Oireachtas Joint and Select Committees
Wednesday, 31 May 2023
Joint Committee on Tourism, Culture, Arts, Sport And Media
Development of Local and Community Arts: Discussion (Resumed)
Mr. Joe Caslin:
Yes. Then I have to go to the local roads authority in case I have to close down a road. I will have to pay for that. If I have to close down a road, it will cost on average approximately €2,200. All of that comes with a huge amount of bureaucratic work. I do not know if anyone has recently tried to apply for planning permission, but it is quite a big document. How do you traverse that document as an artist? Dublin City Council even says, as I have said in my statement, that it is an onerous task. They are there to guide you through it, but it can work in other ways.
There is the avenue of working in partnership with a council to receive a planning exemption. This works, but it can be very ad hoc. For example, if I go to Waterford City and County Council, Kilkenny County Council - which was here the other day - and Tipperary County Council, they will all deal with me quite differently, so I will not know what to appreciate or what will be ahead of me when I head down there.
Commissions are, in the main, about being nice.They amplify a specific place. Hard topics are often avoided and when they are chosen, the edges are really rounded off. While this allows quality control, the artists' voices are restricted. I am very wary of advertisements. If a work of street art becomes an advertisement, it will tell you how think and how to act. Similarly, if the only player in the room is the council, the artist will have to act in a very particular way. If that council is quite restrictive, left wing or right wing, you will have to create work that is in that manner.
The last way I can enter is through legal walls. They do not really exist. It is said that they do. There are a few random walls that exist here and there. However, if I go to Sydney, there are zoned places, so there are many abundant numbers of walls that I can go to. When I was in Sofia, which was during a time when a huge migrant influx came from Syria, if I wanted to install a work, I could apply for permission afterwards. I would not have to apply for it before the artwork has gone up.
The Senator has also spoken previously about an artwork being in the moment. It was very much in the moment through the work in the last two referendums. They were quite impactful. They added to the discourse around whichever way you voted. There was merit. It was a space that was beautiful to watch. There are all those different nuances and avenues you can get into.

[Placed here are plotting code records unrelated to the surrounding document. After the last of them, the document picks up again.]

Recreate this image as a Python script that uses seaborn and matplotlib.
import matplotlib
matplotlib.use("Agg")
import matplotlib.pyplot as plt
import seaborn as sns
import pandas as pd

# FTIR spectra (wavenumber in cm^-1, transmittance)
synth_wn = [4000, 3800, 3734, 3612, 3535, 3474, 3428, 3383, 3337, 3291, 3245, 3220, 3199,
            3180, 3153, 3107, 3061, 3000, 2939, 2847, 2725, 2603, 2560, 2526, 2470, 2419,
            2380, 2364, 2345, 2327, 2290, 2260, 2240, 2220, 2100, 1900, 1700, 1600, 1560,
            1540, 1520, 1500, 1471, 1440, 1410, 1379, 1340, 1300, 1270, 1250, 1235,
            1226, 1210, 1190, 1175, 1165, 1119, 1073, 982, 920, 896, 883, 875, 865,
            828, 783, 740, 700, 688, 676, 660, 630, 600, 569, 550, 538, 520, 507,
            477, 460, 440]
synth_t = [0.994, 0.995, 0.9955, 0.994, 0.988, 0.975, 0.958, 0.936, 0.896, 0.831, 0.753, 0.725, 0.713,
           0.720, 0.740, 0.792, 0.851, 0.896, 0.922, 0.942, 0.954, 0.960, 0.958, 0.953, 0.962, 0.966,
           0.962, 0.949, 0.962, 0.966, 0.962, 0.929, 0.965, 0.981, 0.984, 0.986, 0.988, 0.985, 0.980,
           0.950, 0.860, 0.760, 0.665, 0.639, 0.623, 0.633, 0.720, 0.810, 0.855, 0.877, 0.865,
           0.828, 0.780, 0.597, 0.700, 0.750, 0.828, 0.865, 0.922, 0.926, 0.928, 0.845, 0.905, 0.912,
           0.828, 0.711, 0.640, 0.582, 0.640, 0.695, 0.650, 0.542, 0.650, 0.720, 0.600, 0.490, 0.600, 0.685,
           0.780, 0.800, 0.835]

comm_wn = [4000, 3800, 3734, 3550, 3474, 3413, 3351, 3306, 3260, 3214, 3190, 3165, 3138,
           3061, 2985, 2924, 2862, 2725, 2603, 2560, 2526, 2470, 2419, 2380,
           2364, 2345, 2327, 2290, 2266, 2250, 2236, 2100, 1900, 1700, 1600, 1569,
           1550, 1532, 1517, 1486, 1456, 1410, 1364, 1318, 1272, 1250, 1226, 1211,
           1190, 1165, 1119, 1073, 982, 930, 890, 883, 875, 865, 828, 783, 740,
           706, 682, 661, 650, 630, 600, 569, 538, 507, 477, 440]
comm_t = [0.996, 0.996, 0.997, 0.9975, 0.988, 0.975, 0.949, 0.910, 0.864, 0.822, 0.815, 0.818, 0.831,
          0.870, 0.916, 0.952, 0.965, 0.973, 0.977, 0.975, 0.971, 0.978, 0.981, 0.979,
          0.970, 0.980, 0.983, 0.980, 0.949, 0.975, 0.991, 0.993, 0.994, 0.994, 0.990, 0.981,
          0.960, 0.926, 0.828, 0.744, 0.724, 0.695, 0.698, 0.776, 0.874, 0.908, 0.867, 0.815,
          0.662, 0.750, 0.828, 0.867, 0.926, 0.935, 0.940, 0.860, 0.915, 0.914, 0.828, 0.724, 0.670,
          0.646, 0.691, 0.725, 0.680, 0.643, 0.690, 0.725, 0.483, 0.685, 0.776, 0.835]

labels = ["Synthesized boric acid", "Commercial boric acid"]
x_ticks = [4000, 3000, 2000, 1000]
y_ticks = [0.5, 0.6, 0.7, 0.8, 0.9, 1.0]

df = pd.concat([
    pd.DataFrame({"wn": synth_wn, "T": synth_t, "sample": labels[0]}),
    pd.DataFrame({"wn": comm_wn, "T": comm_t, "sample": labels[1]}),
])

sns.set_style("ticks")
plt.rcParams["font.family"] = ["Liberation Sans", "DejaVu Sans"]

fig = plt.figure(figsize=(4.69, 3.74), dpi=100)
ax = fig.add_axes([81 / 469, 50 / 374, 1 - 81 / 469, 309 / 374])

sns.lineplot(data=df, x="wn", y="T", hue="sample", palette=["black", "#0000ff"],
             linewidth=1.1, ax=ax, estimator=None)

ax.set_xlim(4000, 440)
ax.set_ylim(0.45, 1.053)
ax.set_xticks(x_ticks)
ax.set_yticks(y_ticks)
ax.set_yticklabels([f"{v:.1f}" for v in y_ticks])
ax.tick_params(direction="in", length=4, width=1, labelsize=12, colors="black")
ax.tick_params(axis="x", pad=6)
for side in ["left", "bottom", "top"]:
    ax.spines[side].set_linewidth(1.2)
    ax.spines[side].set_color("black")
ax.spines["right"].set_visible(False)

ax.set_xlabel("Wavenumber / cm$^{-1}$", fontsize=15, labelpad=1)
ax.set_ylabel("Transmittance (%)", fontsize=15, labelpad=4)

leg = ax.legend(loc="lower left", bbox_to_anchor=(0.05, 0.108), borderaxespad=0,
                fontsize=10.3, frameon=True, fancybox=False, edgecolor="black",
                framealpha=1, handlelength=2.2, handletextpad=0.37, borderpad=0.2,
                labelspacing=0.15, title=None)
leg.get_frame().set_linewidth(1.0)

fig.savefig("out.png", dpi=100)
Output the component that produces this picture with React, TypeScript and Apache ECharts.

In 2015 in Belfast, I applied for planning permission and the response was, "What?". You do not apply for planning permission in Belfast because there is a culture of walls and there is the stuff that is there already. That has somewhat changed, but I do not have to apply for planning permission. I go in, they consider my background, they consider the work I have made before and they consider what is in front of them. It is not a matter of a drawn-out, five-month-long procedure that costs me so much.